NII sold the Notes to the Initial Purchasers in reliance on the exemption from registration provided by Section 4(a)(2) of the Securities Act of 1933, as amended (the Securities Act). The Initial Purchasers then sold the Notes to (i) qualified institutional buyers pursuant to the exemption from registration provided by Rule 144A and (ii) pursuant to Regulation S under the Securities Act. NII relied on these exemptions from registration based in part on representations made by the Initial Purchasers in the Purchase Agreement.
The Notes are governed by an indenture, dated as of December 9, 2016 (the Indenture), among NII, as issuer, NIL, as guarantor, Wilmington Trust, National Association, as trustee and Citibank, N.A., as securities administrator.
The Notes will bear interest at a rate of 5.5% per year payable semi-annually in arrears in cash on January 15 and July 15, beginning on July 15, 2017. The Notes will mature on January 15, 2023.
The Indenture includes covenants customary for transactions of this type that, subject to significant exceptions, limit the ability of NIL and its subsidiaries to, among other things, incur certain liens or enter into sale and leaseback transactions. In the event of a Change of Control Triggering Event (as defined in the Indenture) with respect to the Notes, the holders of the Notes may require NII to purchase all or a portion of their Notes at a purchase price equal to 101% of the principal amount of the Notes so purchased, plus accrued and unpaid interest, if any. The Notes are redeemable in whole or in part at any time at the option of NII at the redemption prices specified in the Indenture, plus accrued and unpaid interest.

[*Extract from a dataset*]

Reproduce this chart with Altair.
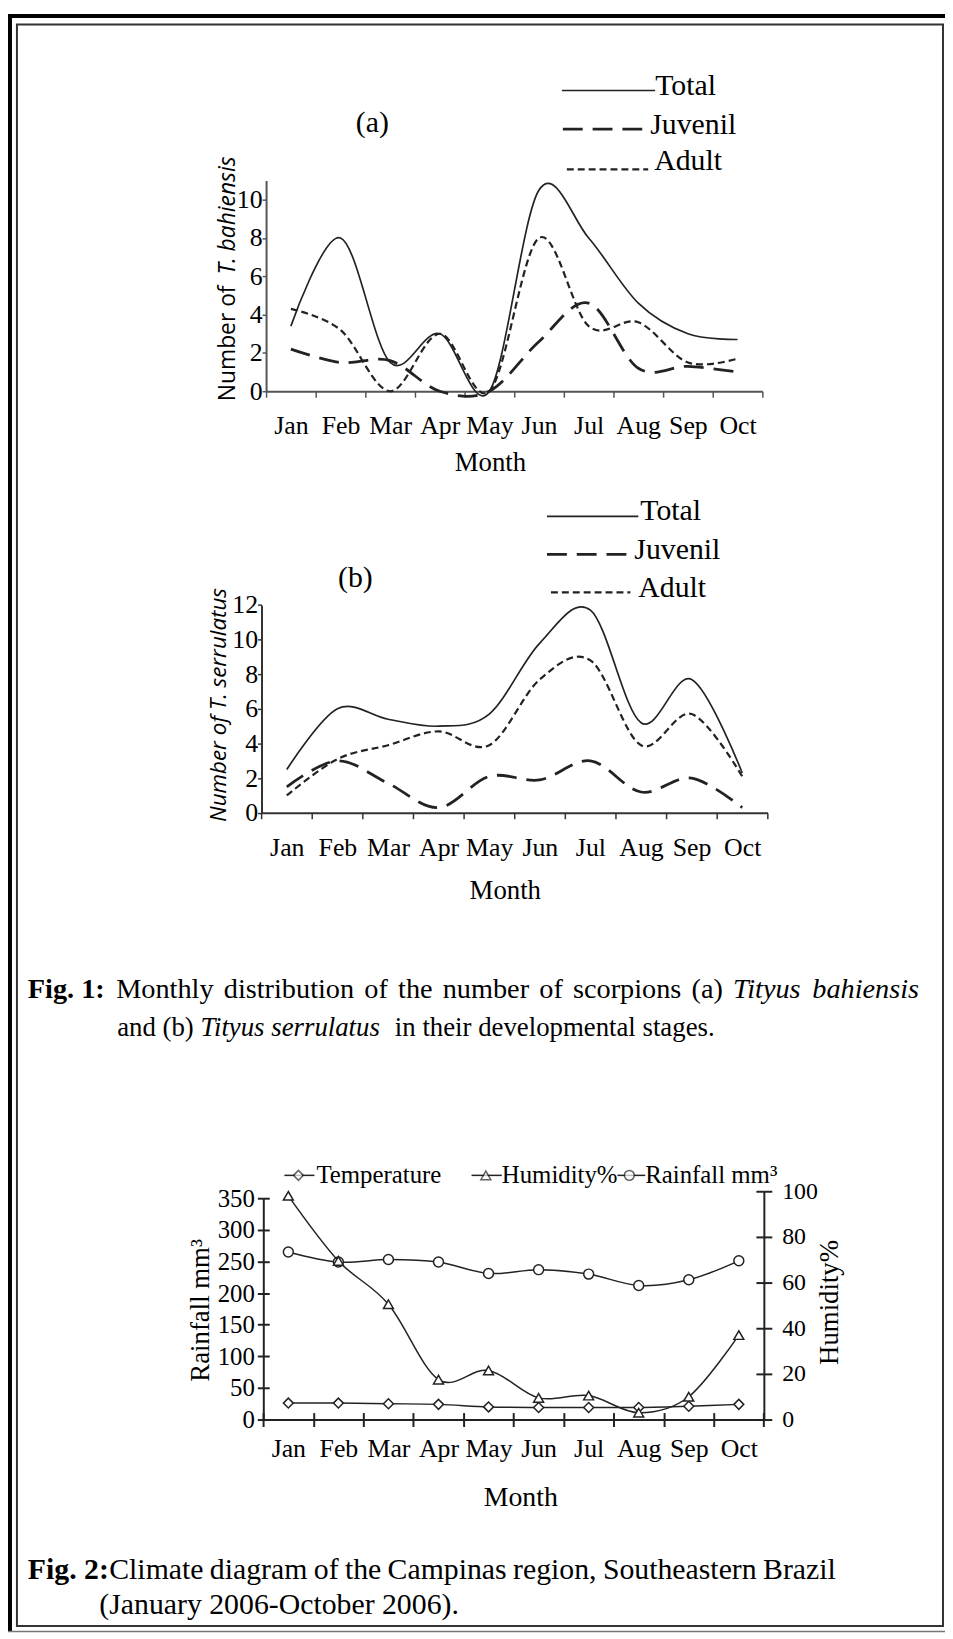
import altair as alt
import pandas as pd

# ---------------- data ----------------
months = ["Jan", "Feb", "Mar", "Apr", "May", "Jun", "Jul", "Aug", "Sep", "Oct"]
stages = ["Total", "Juvenil", "Adult"]

# Fig. 1 (a) Tityus bahiensis
bah_total = [3.4, 8.0, 1.5, 3.0, 0.0, 10.5, 8.0, 4.6, 3.0, 2.7]
bah_juvenil = [2.2, 1.5, 1.6, 0.0, 0.0, 2.6, 4.6, 1.2, 1.3, 1.0]
bah_adult = [4.3, 3.2, 0.0, 3.0, 0.0, 8.0, 3.4, 3.6, 1.5, 1.7]
bah_ticks = [0, 2, 4, 6, 8, 10]

# Fig. 1 (b) Tityus serrulatus
ser_total = [2.5, 6.0, 5.4, 5.0, 5.7, 9.8, 11.7, 5.2, 7.7, 2.3]
ser_juvenil = [1.5, 3.0, 1.7, 0.3, 2.1, 1.9, 3.0, 1.2, 2.0, 0.3]
ser_adult = [1.0, 3.1, 3.9, 4.7, 3.9, 7.7, 8.8, 3.9, 5.7, 2.1]
ser_ticks = [0, 2, 4, 6, 8, 10, 12]

# Fig. 2 climate
temperature = [26, 26, 25, 24, 20, 19, 19, 19, 21, 24]
humidity = [98, 69.5, 50.5, 17.5, 21.5, 9.5, 10.5, 3, 10, 37]
rainfall = [265, 249, 253, 249, 231, 237, 230, 212, 221, 251]
left_ticks = [0, 50, 100, 150, 200, 250, 300, 350]
right_ticks = [0, 20, 40, 60, 80, 100]

# ---------------- layout ----------------
W, H = 944, 1631
SERIF = "Liberation Serif"
SANS = "Open Sans"
INK = "#222222"
CAP1, CAP1B, CAP2 = 28.5, 27, 30

AX0, AX1, AY0, AYTOP = 260, 760, 380, 167.7
BX0, BX1, BY0, BYTOP = 255.4, 765.2, 804.7, 595.3
CX0, CX1, CY0, CYL, CYR = 257.2, 761.5, 1416, 1193, 1186


def one():
    return pd.DataFrame({"t": [0]})


def txt(s, x, y, size, font=SERIF, style="normal", weight="normal", align="left", angle=0):
    kw = dict(align=align, baseline="middle", font=font, fontSize=size,
              fontStyle=style, fontWeight=weight, color="black")
    if angle:
        kw["angle"] = angle
    return alt.Chart(pd.DataFrame({"t": [s]})).mark_text(**kw).encode(
        x=alt.value(x), y=alt.value(y), text="t:N")


def hline(x1, x2, y, color=INK, **kw):
    kw.setdefault("strokeWidth", 1.6)
    return alt.Chart(one()).mark_rule(color=color, **kw).encode(
        x=alt.value(x1), x2=alt.value(x2), y=alt.value(y))


def rect(x1, x2, y1, y2, **kw):
    return alt.Chart(one()).mark_rect(**kw).encode(
        x=alt.value(x1), x2=alt.value(x2), y=alt.value(y1), y2=alt.value(y2))


def marker(x, y, shape):
    return alt.Chart(one()).mark_point(
        shape=shape, size=100, filled=True, fill="white", stroke=INK, strokeWidth=1.5
    ).encode(x=alt.value(x), y=alt.value(y))


STYLE = {
    "Total": dict(strokeWidth=1.7),
    "Juvenil": dict(strokeWidth=2.8, strokeDash=[20, 10]),
    "Adult": dict(strokeWidth=2.2, strokeDash=[7, 4]),
}


def stage_panel(vals, x0, x1, y0, ytop, ymax, yticks, axcol):
    out = []
    for i, (stage, v) in enumerate(zip(stages, vals)):
        df = pd.DataFrame({"month": months, "count": v})
        xs = alt.Scale(type="band", domain=months, range=[x0, x1], paddingInner=0, paddingOuter=0)
        ys = alt.Scale(domain=[0, ymax], range=[y0, ytop], nice=False)
        if i == 0:
            xa = alt.Axis(orient="bottom", offset=y0 - H, title=None, tickBand="extent",
                          tickSize=6, tickWidth=1.5, tickColor=axcol, domainColor=axcol,
                          domainWidth=2, labelFontSize=26, labelBaseline="middle",
                          labelPadding=29, labelAngle=0)
            ya = alt.Axis(orient="left", offset=-x0, title=None, values=yticks, tickSize=4,
                          tickWidth=1.5, tickColor=axcol, domainColor=axcol, domainWidth=2,
                          labelFontSize=26, labelPadding=0, labelOverlap=False)
        else:
            xa = None
            ya = None
        out.append(
            alt.Chart(df).mark_line(interpolate="cardinal", color=INK, **STYLE[stage]).encode(
                x=alt.X("month:N", sort=months, scale=xs, axis=xa),
                y=alt.Y("count:Q", scale=ys, axis=ya),
            )
        )
    return out


# --------- caption helpers ---------
REG = {" ": 250, "(": 333, ")": 333, ",": 250, "-": 333, ".": 250, ":": 278,
       "A": 722, "B": 667, "C": 667, "M": 889, "O": 722, "S": 556, "T": 611, "J": 389,
       "a": 444, "b": 500, "c": 444, "d": 500, "e": 444, "f": 333, "g": 500, "h": 500,
       "i": 278, "l": 278, "m": 778, "n": 500, "o": 500, "p": 500, "r": 333, "s": 389,
       "t": 278, "u": 500, "v": 500, "y": 500, "z": 444}
ITA = {"T": 556, "i": 278, "t": 278, "y": 444, "u": 500, "s": 389, "b": 500, "a": 500,
       "h": 500, "e": 444, "n": 500, "r": 389, "l": 278, " ": 250}


def wwidth(w, italic, size):
    table = ITA if italic else REG
    return sum(table.get(c, 500) for c in w) * size / 1000.0


def justified(words, x0, x1, y, size):
    widths = [wwidth(w, it, size) for w, it in words]
    gap = (x1 - x0 - sum(widths)) / (len(words) - 1)
    out, x = [], x0
    for (w, it), wd in zip(words, widths):
        out.append(txt(w, x, y, size, style="italic" if it else "normal"))
        x += wd + gap
    return out


layers = []

# frame
layers += [
    rect(0, 4, 0, 1629, color="black"),
    rect(0, W, 0, 4, color="black"),
    rect(9, 942, 10.5, 1624, fillOpacity=0, stroke="#333333", strokeWidth=2),
    hline(0, W, 1629.5, color="#777777", strokeWidth=1.5),
]

# ---- Fig 1 (a)
layers += stage_panel([bah_total, bah_juvenil, bah_adult], AX0, AX1, AY0, AYTOP, 11, bah_ticks, "#555555")
layers += [
    txt("Number of", 221.5, 390, 23, font=SANS, angle=270),
    txt("T. bahiensis", 221.5, 143.5, 23, font=SANS, style="italic", align="right", angle=270),
    txt("Month", 486, 452, 27, align="center"),
    txt("(a)", 367, 110, 30, align="center"),
    hline(558, 652, 77, **STYLE["Total"]),
    txt("Total", 652, 73, 30),
    hline(559, 649, 116, **STYLE["Juvenil"]),
    txt("Juvenil", 647, 112, 30),
    hline(563, 645, 156.5, **STYLE["Adult"]),
    txt("Adult", 651, 148.5, 30),
]

# ---- Fig 1 (b)
layers += stage_panel([ser_total, ser_juvenil, ser_adult], BX0, BX1, BY0, BYTOP, 12, ser_ticks, "#333333")
layers += [
    txt("Number of T. serrulatus", 213, 814, 22.5, font=SANS, style="italic", angle=270),
    txt("Month", 501, 883.7, 27, align="center"),
    txt("(b)", 350, 568.7, 30, align="center"),
    hline(543, 635, 506, **STYLE["Total"]),
    txt("Total", 637, 501, 30),
    hline(543, 631, 544.3, **STYLE["Juvenil"]),
    txt("Juvenil", 631, 540, 30),
    hline(547, 627, 582.7, **STYLE["Adult"]),
    txt("Adult", 635, 578.7, 30),
]

# ---- Fig 1 caption
layers.append(txt("Fig. 1:", 20, 982, CAP1, weight="bold"))
layers += justified(
    [("Monthly", 0), ("distribution", 0), ("of", 0), ("the", 0), ("number", 0), ("of", 0),
     ("scorpions", 0), ("(a)", 0), ("Tityus", 1), ("bahiensis", 1)],
    109, 918, 982, CAP1)
x = 110
layers.append(txt("and (b)", x, 1022, CAP1B))
x += wwidth("and (b) ", 0, CAP1B)
layers.append(txt("Tityus serrulatus", x, 1022, CAP1B, style="italic"))
x += wwidth("Tityus serrulatus", 1, CAP1B) + wwidth("  ", 0, CAP1B)
layers.append(txt("in their developmental stages.", x, 1022, CAP1B))

# ---- Fig 2
clim_x = alt.Scale(type="band", domain=months, range=[CX0, CX1], paddingInner=0, paddingOuter=0)
left_y = alt.Scale(domain=[0, 350], range=[CY0, CYL], nice=False)
right_y = alt.Scale(domain=[0, 100], range=[CY0, CYR], nice=False)


def clim_layer(vals, shape, yscale, xaxis, yaxis, opacity=1.0):
    df = pd.DataFrame({"month": months, "value": vals})
    return alt.Chart(df).mark_line(
        interpolate="cardinal", color=INK, strokeWidth=1.5, opacity=opacity,
        point=alt.OverlayMarkDef(shape=shape, size=100, filled=True, fill="white",
                                 stroke=INK, strokeWidth=1.5, opacity=opacity),
    ).encode(
        x=alt.X("month:N", sort=months, scale=clim_x, axis=xaxis),
        y=alt.Y("value:Q", scale=yscale, axis=yaxis),
    )


x_main = alt.Axis(orient="bottom", offset=CY0 - H, title=None, tickBand="extent", tickSize=7,
                  tickWidth=2, tickColor=INK, domainColor=INK, domainWidth=2, labelFontSize=26,
                  labelBaseline="middle", labelPadding=22, labelAngle=0)
x_in = alt.Axis(orient="bottom", offset=CY0 - 7 - H, title=None, tickBand="extent", tickSize=7,
                tickWidth=2, tickColor=INK, domain=False, labels=False)
yl_main = alt.Axis(orient="left", offset=-CX0, title=None, values=left_ticks, tickSize=6,
                   tickWidth=2, tickColor=INK, domainColor=INK, domainWidth=2, labelFontSize=25,
                   labelPadding=3, labelOverlap=False)
yl_in = alt.Axis(orient="left", offset=-(CX0 + 6), title=None, values=left_ticks, tickSize=6,
                 tickWidth=2, tickColor=INK, domain=False, labels=False)
yr_main = alt.Axis(orient="right", offset=CX1 - W, title=None, values=right_ticks, tickSize=8,
                   tickWidth=2, tickColor=INK, domainColor=INK, domainWidth=2, labelFontSize=24,
                   labelPadding=10, labelOverlap=False)
yr_in = alt.Axis(orient="right", offset=CX1 - 8 - W, title=None, values=right_ticks, tickSize=8,
                 tickWidth=2, tickColor=INK, domain=False, labels=False)

layers += [
    clim_layer(rainfall, "circle", left_y, x_main, yl_main),
    clim_layer(temperature, "diamond", left_y, x_in, yl_in),
    clim_layer(humidity, "triangle-up", right_y, None, yr_main),
    clim_layer(humidity, "triangle-up", right_y, None, yr_in, opacity=0),
]
layers += [
    hline(278.5, 308.7, 1170, strokeWidth=1.5),
    marker(292.6, 1170, "diamond"),
    txt("Temperature", 310.7, 1170, 25),
    hline(467, 497.5, 1170, strokeWidth=1.5),
    marker(481.4, 1170, "triangle-up"),
    txt("Humidity%", 497.5, 1170, 25),
    hline(614, 642, 1170, strokeWidth=1.5),
    marker(626, 1170, "circle"),
    txt("Rainfall mm³", 642, 1170, 25),
    txt("Rainfall mm³", 195, 1306, 27, align="center", angle=270),
    txt("Humidity%", 828, 1298, 27, align="center", angle=270),
    txt("Month", 516.6, 1494.7, 28, align="center"),
]

# ---- Fig 2 caption
layers.append(txt("Fig. 2:", 20, 1568, CAP2, weight="bold"))
layers += justified(
    [("Climate", 0), ("diagram", 0), ("of", 0), ("the", 0), ("Campinas", 0), ("region,", 0),
     ("Southeastern", 0), ("Brazil", 0)],
    102, 834, 1568, CAP2)
layers.append(txt("(January 2006-October 2006).", 92, 1603, CAP2))

chart = (
    alt.layer(*layers)
    .resolve_scale(x="independent", y="independent")
    .properties(width=W, height=H, padding=0, autosize=alt.AutoSizeParams(type="none"))
    .configure_view(stroke=None)
    .configure_axis(grid=False, labelColor="black", labelFont=SERIF)
)

chart.save("out.html", embed_options={"renderer": "svg", "actions": False})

The Notes will rank equal in right of payment to all of NIIs other existing and future senior unsubordinated indebtedness. The Notes will rank senior in right of payment to all of NIIs existing and future senior subordinated and subordinated indebtedness. NILs guarantee of the Notes will be unsecured and will rank equal in right of payment to all of NILs unsecured and unsubordinated indebtedness from time to time outstanding.
A copy of the Indenture is included in this Form 8-K as Exhibit 4.1 and incorporated herein by reference. The summary description of the Indenture in this report is qualified in its entirety by reference to Exhibit 4.1.
On December 9, 2016, NII, NIL, and Morgan Stanley & Co. LLC, as representative of the Initial Purchasers, entered into a registration rights agreement for the Notes (the Registration Rights Agreement),which requires NII and NIL to file a registration statement with the Securities and Exchange Commission to register an offer to exchange the Notes for registered notes of the same series with substantially identical terms (other than restrictions on transfer and provisions for additional interest) by October 5, 2017.
A copy of the Registration Rights Agreement is included in this Form 8-K as Exhibit 4.2 and incorporated herein by reference. The summary description of the Registration Rights Agreement in this report is qualified in its entirety by reference to Exhibit 4.2.